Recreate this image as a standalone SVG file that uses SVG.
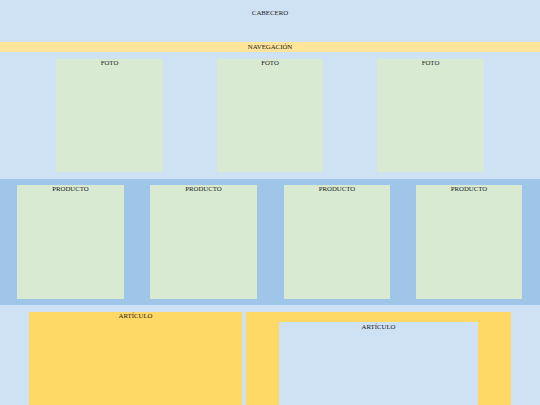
<svg xmlns="http://www.w3.org/2000/svg" width="540" height="405" viewBox="0 0 540 405">
<style>
text{font-family:"Liberation Serif","Times New Roman",serif;font-size:6.8px;fill:#1a1a1a;text-anchor:middle}
.foto,.prod{fill:#d9ead3}
</style>
<rect id="fondo" x="0" y="0" width="540" height="405" fill="#cfe2f3"/>
<g id="cabecero"><text x="270" y="14.5">CABECERO</text></g>
<g id="navegacion"><rect x="0" y="42" width="540" height="10" fill="#ffe599"/><text x="270" y="48.5">NAVEGACIÓN</text></g>
<g id="foto1"><rect class="foto" x="56" y="59" width="107" height="113"/><text x="109.5" y="65">FOTO</text></g>
<g id="foto2"><rect class="foto" x="217" y="59" width="106" height="113"/><text x="270" y="65">FOTO</text></g>
<g id="foto3"><rect class="foto" x="377" y="59" width="107" height="113"/><text x="430.5" y="65">FOTO</text></g>
<rect id="banda" x="0" y="179" width="540" height="126" fill="#9fc5e8"/>
<g id="prod1"><rect class="prod" x="17" y="185" width="107" height="114"/><text x="70.5" y="191">PRODUCTO</text></g>
<g id="prod2"><rect class="prod" x="150" y="185" width="107" height="114"/><text x="203.5" y="191">PRODUCTO</text></g>
<g id="prod3"><rect class="prod" x="284" y="185" width="106" height="114"/><text x="337" y="191">PRODUCTO</text></g>
<g id="prod4"><rect class="prod" x="416" y="185" width="106" height="114"/><text x="469" y="191">PRODUCTO</text></g>
<g id="articulo1"><rect x="29" y="312" width="213" height="93" fill="#ffd966"/><text x="135.5" y="318">ARTÍCULO</text></g>
<g id="articulo2"><rect x="246" y="312" width="265" height="93" fill="#ffd966"/><rect x="279" y="322" width="199" height="83" fill="#cfe2f3"/><text x="378.5" y="328.5">ARTÍCULO</text></g>
<g id="connectors"/>
</svg>
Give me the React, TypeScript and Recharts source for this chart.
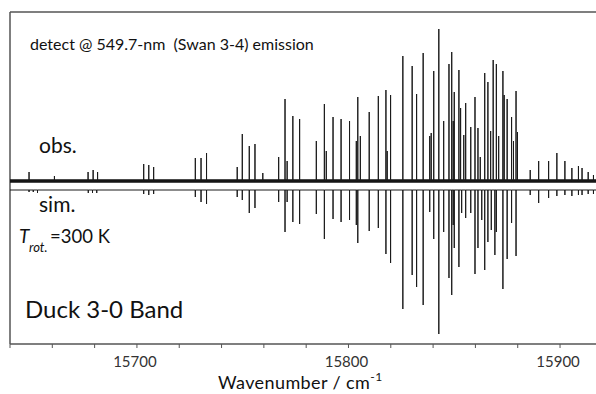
import React from 'react';
import { ComposedChart, Line, XAxis, YAxis, ReferenceLine } from 'recharts';

// Observed emission lines: [wavenumber (cm-1), intensity (arb.)]
const OBS_LINES: [number, number][] = [
  [15649.0, 9], [15661.0, 5], [15676.9, 9], [15679.3, 11], [15681.4, 9],
  [15703.2, 17], [15705.6, 16], [15707.9, 14],
  [15727.6, 23], [15730.3, 23], [15732.9, 28],
  [15747.4, 14], [15749.8, 47], [15753.1, 35], [15755.8, 37], [15759.5, 8],
  [15767.0, 24], [15770.0, 82], [15771.0, 20], [15773.7, 65], [15776.9, 62],
  [15784.8, 40], [15788.6, 77], [15789.5, 30], [15792.7, 64], [15796.5, 62],
  [15800.5, 60], [15803.7, 40], [15804.4, 84], [15805.6, 45], [15809.8, 69],
  [15814.1, 85], [15817.7, 91], [15818.3, 30], [15819.9, 86],
  [15825.7, 125], [15830.1, 115], [15832.2, 87], [15835.3, 128],
  [15838.4, 45], [15839.1, 48], [15840.3, 110], [15842.7, 152], [15845.0, 60],
  [15847.5, 117], [15848.8, 129], [15849.5, 60], [15850.0, 89], [15852.2, 111],
  [15853.0, 73], [15854.5, 46], [15855.4, 78], [15857.8, 54], [15859.8, 84],
  [15861.2, 53], [15862.3, 24], [15864.4, 108], [15865.9, 99], [15867.2, 50],
  [15868.4, 121], [15869.9, 117], [15871.0, 45], [15873.0, 110], [15873.6, 86],
  [15875.0, 82], [15877.1, 64], [15878.0, 40], [15879.2, 90], [15879.9, 49],
  [15885.9, 11], [15889.9, 20], [15894.6, 20], [15898.5, 28], [15902.3, 20],
  [15905.6, 13], [15908.7, 15], [15910.4, 13], [15913.3, 9], [15915.8, 6],
];

// Simulated lines: [wavenumber (cm-1), intensity (arb.)], plotted downward
const SIM_LINES: [number, number][] = [
  [15649.0, 2], [15651.0, 2], [15653.0, 3], [15677.0, 3], [15679.0, 3], [15681.0, 3],
  [15703.2, 4], [15705.6, 5], [15707.9, 4],
  [15727.6, 7], [15730.3, 12], [15732.9, 14],
  [15747.4, 7], [15749.8, 10], [15753.1, 23], [15755.8, 18],
  [15767.0, 12], [15770.0, 42], [15771.0, 12], [15773.7, 32], [15776.9, 34],
  [15784.8, 24], [15788.6, 49], [15792.7, 29], [15796.5, 32],
  [15800.5, 30], [15803.7, 35], [15804.4, 53], [15809.8, 41],
  [15814.1, 38], [15817.7, 64], [15819.9, 73],
  [15825.7, 119], [15830.1, 85], [15832.2, 97], [15835.3, 115],
  [15838.4, 22], [15840.3, 49], [15842.7, 144], [15845.0, 42],
  [15847.5, 88], [15848.8, 105], [15849.5, 35], [15850.0, 58], [15852.2, 77],
  [15853.5, 23], [15855.4, 28], [15857.8, 23], [15859.8, 84], [15861.2, 58],
  [15863.0, 30], [15864.4, 80], [15865.9, 52], [15867.5, 40], [15869.2, 65],
  [15869.9, 42], [15873.0, 99], [15875.0, 69], [15877.1, 33], [15879.2, 66],
  [15885.9, 5], [15889.9, 13], [15894.6, 8], [15898.5, 6], [15902.3, 5],
  [15905.6, 6], [15908.7, 5], [15910.4, 5], [15913.3, 4], [15915.8, 4],
];

const X_DOMAIN: [number, number] = [15640, 15917];
const X_TICKS = [15640, 15660, 15680, 15700, 15720, 15740, 15760, 15780, 15800, 15820, 15840, 15860, 15880, 15900];
const X_LABELS = [15700, 15800, 15900];
const Y_DOMAIN: [number, number] = [-163, 169];
const OBS_BASE = 0;
const SIM_BASE = -9;

const FONT = 'Lato, "Open Sans", sans-serif';

function spikes(lines: [number, number][], base: number, sign: number) {
  const sorted = [...lines].sort((a, b) => a[0] - b[0]);
  const pts: { w: number; v: number }[] = [{ w: X_DOMAIN[0], v: base }];
  sorted.forEach(([w, h]) => {
    pts.push({ w, v: base });
    pts.push({ w, v: base + sign * h });
    pts.push({ w, v: base });
  });
  pts.push({ w: X_DOMAIN[1], v: base });
  return pts;
}

const obsData = spikes(OBS_LINES, OBS_BASE, 1);
const simData = spikes(SIM_LINES, SIM_BASE, -1);

const Tick = (props: any) => {
  const { x, payload } = props;
  if (!X_LABELS.includes(payload.value)) return <g />;
  return (
    <text x={x - 2} y={367} textAnchor="middle" fontSize={15} fill="#333" fontFamily={FONT}>
      {payload.value}
    </text>
  );
};

export default function App() {
  return (
    <div style={{ position: 'absolute', left: 0, top: 0, width: 596, height: 394, background: '#fff', overflow: 'hidden' }}>
      <ComposedChart width={596} height={394} margin={{ top: 12, right: 0, left: 10, bottom: 0 }}>
        <XAxis
          dataKey="w"
          type="number"
          domain={X_DOMAIN}
          allowDataOverflow
          ticks={X_TICKS}
          interval={0}
          tick={<Tick />}
          tickSize={4}
          height={50}
          axisLine={{ stroke: '#555', strokeWidth: 1.5 }}
          tickLine={{ stroke: '#555' }}
        />
        <YAxis type="number" domain={Y_DOMAIN} allowDataOverflow hide />
        <ReferenceLine x={X_DOMAIN[0]} stroke="#555" strokeWidth={1.5} />
        <ReferenceLine y={Y_DOMAIN[1]} stroke="#555" strokeWidth={1.5} />
        <ReferenceLine y={OBS_BASE} stroke="#111" strokeWidth={3.5} />
        <Line data={obsData} dataKey="v" stroke="#1a1a1a" strokeWidth={1} dot={false} isAnimationActive={false} />
        <Line data={simData} dataKey="v" stroke="#1a1a1a" strokeWidth={1} dot={false} isAnimationActive={false} />
      </ComposedChart>
      <svg width={596} height={394} style={{ position: 'absolute', left: 0, top: 0, pointerEvents: 'none' }}>
        <g fontFamily={FONT} fill="#111">
          <text x={30} y={50} fontSize={16}>detect @ 549.7-nm{'\u00a0\u00a0'}(Swan 3-4) emission</text>
          <text x={39} y={153} fontSize={21}>obs.</text>
          <text x={39} y={212} fontSize={21}>sim.</text>
          <text x={19} y={243} fontSize={19} fontStyle="italic">T</text>
          <text x={29} y={252} fontSize={13} fontStyle="italic">rot.</text>
          <text x={50} y={243} fontSize={18.5}>=300 K</text>
          <text x={25} y={318} fontSize={24}>Duck 3-0 Band</text>
          <text x={218} y={389} fontSize={18} letterSpacing={0.4}>
            Wavenumber / cm<tspan dy={-8} fontSize={12}>-1</tspan>
          </text>
        </g>
      </svg>
    </div>
  );
}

______________________________

### Task instructions
Write out the lines running from the one that contains "Give me the" through the one that contains "XAxis, YAxis, ReferenceLine", ends included, and nothing else. Pictures stay out of the copy.

### Result of the task
Give me the React, TypeScript and Recharts source for this chart.
import React from 'react';
import { ComposedChart, Line, XAxis, YAxis, ReferenceLine } from 'recharts';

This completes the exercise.